— start —
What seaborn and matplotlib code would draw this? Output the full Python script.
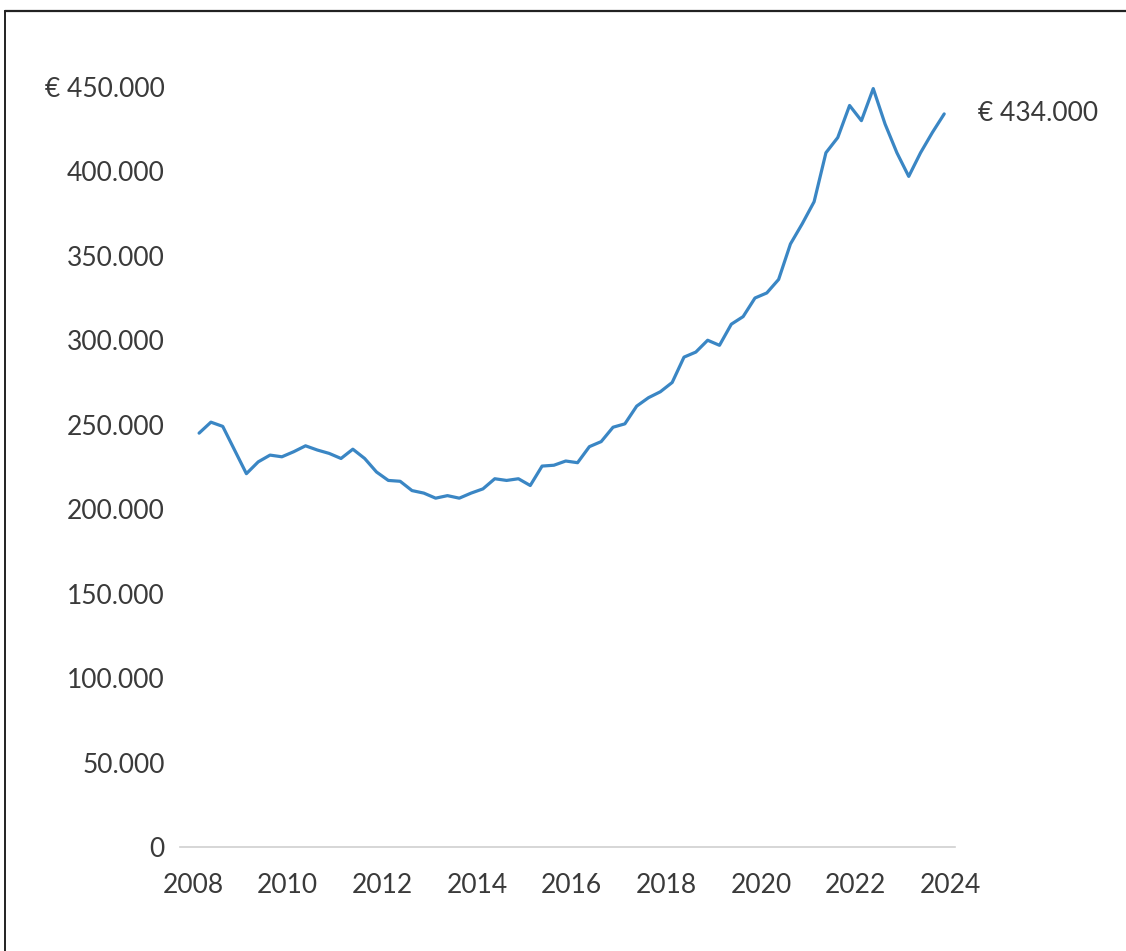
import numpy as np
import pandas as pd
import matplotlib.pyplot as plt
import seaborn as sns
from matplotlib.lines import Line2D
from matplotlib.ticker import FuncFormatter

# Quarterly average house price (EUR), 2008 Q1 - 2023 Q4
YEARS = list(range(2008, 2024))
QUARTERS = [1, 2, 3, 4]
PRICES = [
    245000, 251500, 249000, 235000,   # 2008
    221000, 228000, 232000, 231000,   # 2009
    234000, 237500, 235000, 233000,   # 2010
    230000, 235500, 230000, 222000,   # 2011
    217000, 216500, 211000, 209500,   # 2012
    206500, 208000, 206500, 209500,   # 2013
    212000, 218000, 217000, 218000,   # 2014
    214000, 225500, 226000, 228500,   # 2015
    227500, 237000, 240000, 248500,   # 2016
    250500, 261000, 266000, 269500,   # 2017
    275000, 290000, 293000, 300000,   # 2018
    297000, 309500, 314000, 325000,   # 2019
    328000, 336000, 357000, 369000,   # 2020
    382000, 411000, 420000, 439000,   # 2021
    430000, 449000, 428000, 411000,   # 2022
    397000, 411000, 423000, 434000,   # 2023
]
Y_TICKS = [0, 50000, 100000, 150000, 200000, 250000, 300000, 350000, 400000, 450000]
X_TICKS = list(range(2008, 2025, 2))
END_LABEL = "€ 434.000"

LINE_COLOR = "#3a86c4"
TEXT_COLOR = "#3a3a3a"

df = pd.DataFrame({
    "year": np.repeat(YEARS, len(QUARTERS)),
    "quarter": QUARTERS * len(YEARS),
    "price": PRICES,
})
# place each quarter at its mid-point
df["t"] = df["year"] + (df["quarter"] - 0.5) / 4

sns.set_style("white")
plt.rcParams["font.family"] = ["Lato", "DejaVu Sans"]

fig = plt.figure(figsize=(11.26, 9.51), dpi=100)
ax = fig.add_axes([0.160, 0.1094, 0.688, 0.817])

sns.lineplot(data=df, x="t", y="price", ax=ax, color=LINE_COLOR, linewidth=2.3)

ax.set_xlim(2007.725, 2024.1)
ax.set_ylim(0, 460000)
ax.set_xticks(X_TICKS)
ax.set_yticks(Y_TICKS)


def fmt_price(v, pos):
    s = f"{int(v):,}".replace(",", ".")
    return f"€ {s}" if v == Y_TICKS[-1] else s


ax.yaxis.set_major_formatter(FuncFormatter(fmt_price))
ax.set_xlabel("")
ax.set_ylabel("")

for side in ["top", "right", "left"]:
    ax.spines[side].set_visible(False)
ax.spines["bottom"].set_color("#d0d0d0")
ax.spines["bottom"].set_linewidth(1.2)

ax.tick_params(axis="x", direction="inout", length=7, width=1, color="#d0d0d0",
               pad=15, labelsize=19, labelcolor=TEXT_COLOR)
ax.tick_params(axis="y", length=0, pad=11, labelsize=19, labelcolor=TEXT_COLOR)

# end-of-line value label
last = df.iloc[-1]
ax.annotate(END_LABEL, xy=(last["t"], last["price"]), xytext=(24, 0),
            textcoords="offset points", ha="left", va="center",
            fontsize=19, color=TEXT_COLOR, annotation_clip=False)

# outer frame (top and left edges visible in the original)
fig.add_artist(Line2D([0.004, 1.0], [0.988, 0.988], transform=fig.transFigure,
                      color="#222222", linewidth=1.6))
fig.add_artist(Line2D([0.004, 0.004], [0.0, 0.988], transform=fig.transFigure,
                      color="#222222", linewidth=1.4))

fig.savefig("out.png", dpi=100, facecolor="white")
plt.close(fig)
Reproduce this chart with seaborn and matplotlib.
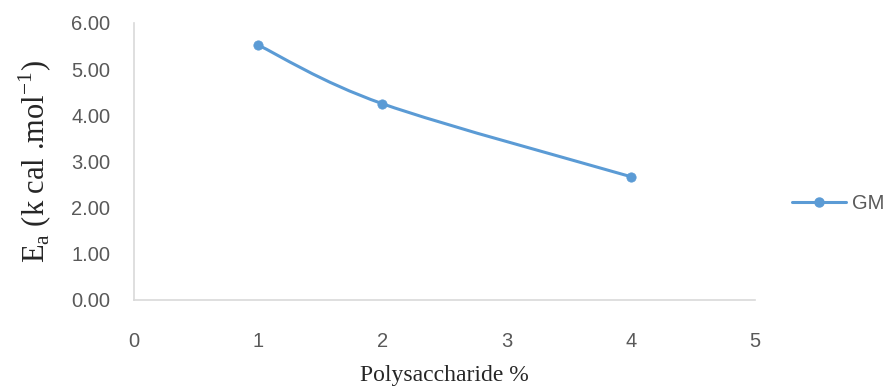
— end —
- _Given problem_: Repeat the listing above exactly from its first line to the line containing "from matplotlib.ticker import FuncFormatter", both included, and omit the pictures.

- _Task response_:
What seaborn and matplotlib code would draw this? Output the full Python script.
import numpy as np
import pandas as pd
import matplotlib.pyplot as plt
import seaborn as sns
from matplotlib.lines import Line2D
from matplotlib.ticker import FuncFormatter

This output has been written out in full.